The Selective Shout: How Good People Are Led by Antisemites
Imagine this.
You’re walking past a small shop when you hear someone shout, “Thief!” at a customer leaving the door. Naturally, you assume the person being shouted at has done something wrong — stealing is bad, after all. You might even admire the shopkeeper for calling them out.
The next day, it happens again. Another “Thief!” Another accused customer. And then again the next day. It begins to seem like theft is rampant, that the shopkeeper is courageously standing up for honesty. A protest forms against stealing, and you might feel compelled to join it — because standing against theft is obviously the moral thing to do.
But then, one day, you notice something. Someone actually does steal from the shop — and this time, the shopkeeper says nothing. You watch more carefully and realize: the only people ever called “thief” are Black shoppers.
Suddenly, the moral picture flips. The protest you thought was about honesty isn’t about theft at all — it’s about hate. The shouting wasn’t a stand for integrity; it was an expression of racism, disguised as virtue.
The Same Pattern — With Israel
This is how many otherwise decent people find themselves standing in movements that are, often unwittingly, fueled by antisemitism. They start with empathy, outrage, and a sense of moral duty. They see suffering, oppression, and power imbalance, and they react — as good people should.
But when that outrage is selective, when it always and only targets the world’s one Jewish state — while ignoring or excusing far greater violence elsewhere — something deeper is at play. The shouting may sound like “justice,” but the pattern reveals prejudice.

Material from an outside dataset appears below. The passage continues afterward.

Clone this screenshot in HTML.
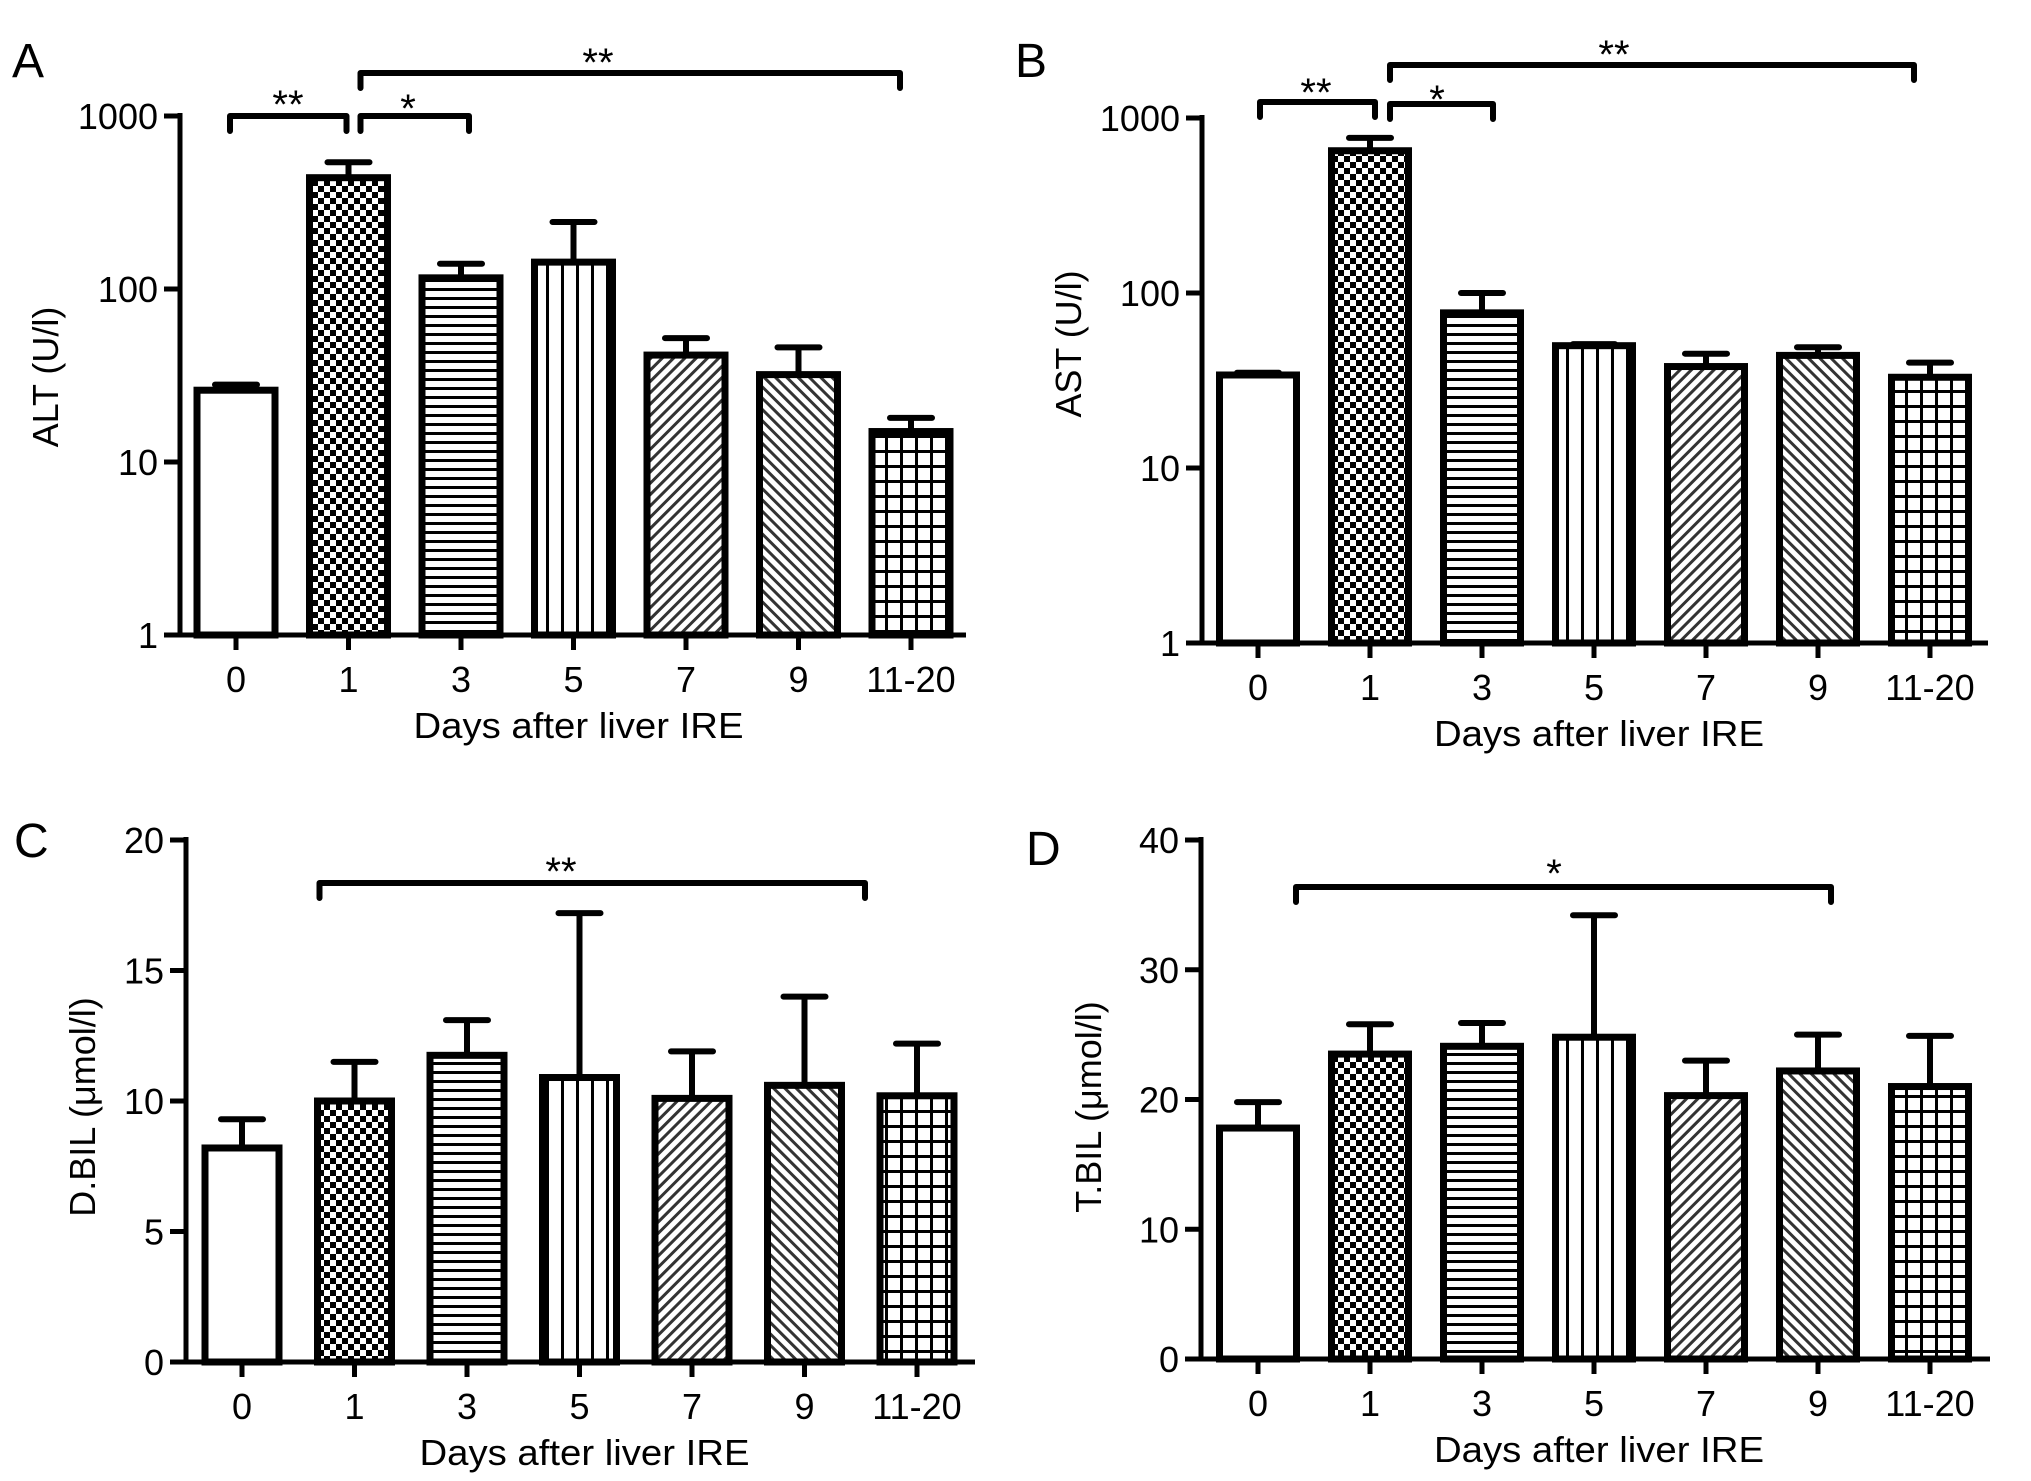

Antisemitism, like the racist shopkeeper, hides behind moral language. It shouts “thief!” again and again, but only at one kind of person.
The Deceptive Moral Frame
In our hyper-connected world, it’s easy to be swept up by causes that appear self-evidently righteous. Social media amplifies emotion, simplifies complex histories, and rewards outrage. Phrases like “Free Palestine” or “End Apartheid” sound humane and just — and in some contexts, they are.
But antisemitic voices have long learned to exploit this. They know that moral movements carry legitimacy. So they attach their hatred to the language of justice: “human rights,” “decolonization,” “liberation.”
The result is that ordinary, compassionate people begin to carry ideas that didn’t originate in empathy at all, but in the old, enduring belief that Jews — uniquely among nations — are illegitimate, malevolent, or deserving of erasure.
The Trap of Moral Certainty
The hardest prejudice to detect is the kind that flatters our conscience. When people believe they are fighting evil, it becomes almost impossible to consider that they might themselves be serving it.
Antisemitism thrives in that moral blind spot. It convinces people that hating Israel is not hatred — it’s righteousness. That shouting “thief!” isn’t discrimination — it’s courage. And before long, good people find themselves chanting alongside those who don’t seek peace, but the destruction of a people.
Moral Clarity vs. Moral Consistency
True moral clarity doesn’t mean ignoring Palestinian suffering. It means rejecting any worldview that demands the moral condemnation of one people alone. It means caring about injustice everywhere, not just where an ancient prejudice tells us to.
It is entirely possible — and indeed necessary — to grieve for Palestinian civilians while still recognizing the legitimacy of Israel’s existence, the right of Jews to self-determination, and the danger of movements that deny those rights.
The difference lies in consistency. The moment outrage becomes selective — when it sees evil only in Jews, only in Israel — it ceases to be moral. It becomes the old hatred in a new disguise.
The Courage to Step Back
When you notice that the person shouting “thief” only ever shouts at one group, you have a choice. You can keep joining the crowd, telling yourself you’re doing good — or you can step back, look closer, and see the pattern for what it is.
That same moral courage is needed now. To stand for true justice — one that includes Jews as well as Palestinians, one that condemns hatred wherever it hides — is harder than joining the chorus. But it’s also the only way to ensure that righteousness doesn’t become another mask for hate.